TransGPT: Multi-modal Generative Pre-trained Transformer for Transportation
Peng Wang, Xiang Wei, Fangxu Hu, Wenjuan Han
TL;DR
TransGPT introduces two domain-adapted large language model variants for transportation: a text-focused TransGPT-SM and a multi-modal TransGPT-MM. It builds domain-specific data (STD) and aligned image-text data (MTD, CCAC), and employs instruction tuning with LoRA to specialize a bilingual ChatGLM2-6B backbone for text and VisualGLM-6B for vision-language tasks. The paper demonstrates superior performance over strong baselines on transportation benchmarks, with notable gains in multi-modal reasoning and substantial improvements in synthetic scenario generation and traffic analysis capabilities. Its findings suggest significant practical potential for ITS applications, including traffic forecasting, explanation of phenomena, and comprehensive reporting, while highlighting areas for future work in data diversity and rationales.
Abstract
Natural language processing (NLP) is a key component of intelligent transportation systems (ITS), but it faces many challenges in the transportation domain, such as domain-specific knowledge and data, and multi-modal inputs and outputs.
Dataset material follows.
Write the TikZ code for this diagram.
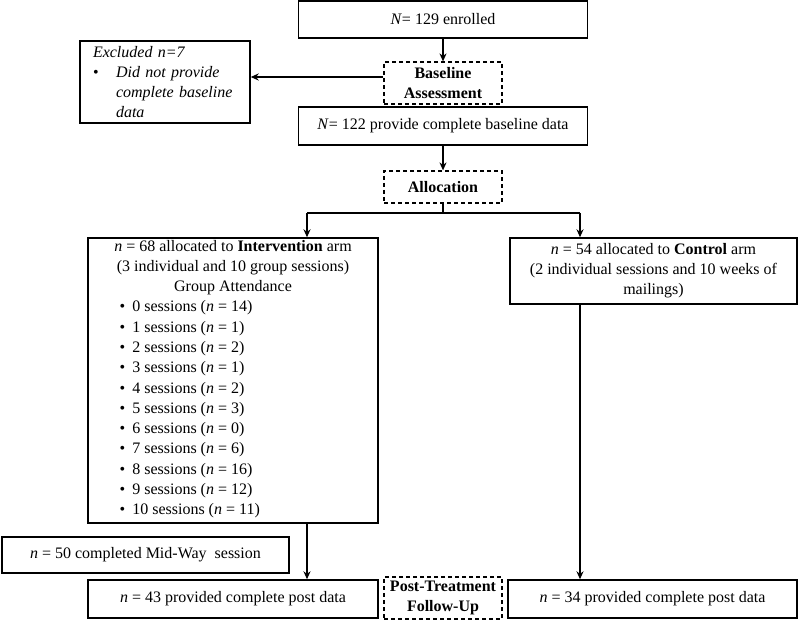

This paper presents TransGPT, a novel (multi-modal) large language model for the transportation domain, which consists of two independent variants: TransGPT-SM for single-modal data and TransGPT-MM for multi-modal data. TransGPT-SM is finetuned on a single-modal Transportation dataset (STD) that contains textual data from various sources in the transportation domain. TransGPT-MM is finetuned on a multi-modal Transportation dataset (MTD) that we manually collected from three areas of the transportation domain: driving tests, traffic signs, and landmarks. We evaluate TransGPT on several benchmark datasets for different tasks in the transportation domain, and show that it outperforms baseline models on most tasks. We also showcase the potential applications of TransGPT for traffic analysis and modeling, such as generating synthetic traffic scenarios, explaining traffic phenomena, answering traffic-related questions, providing traffic recommendations, and generating traffic reports. This work advances the state-of-the-art of NLP in the transportation domain and provides a useful tool for ITS researchers and practitioners.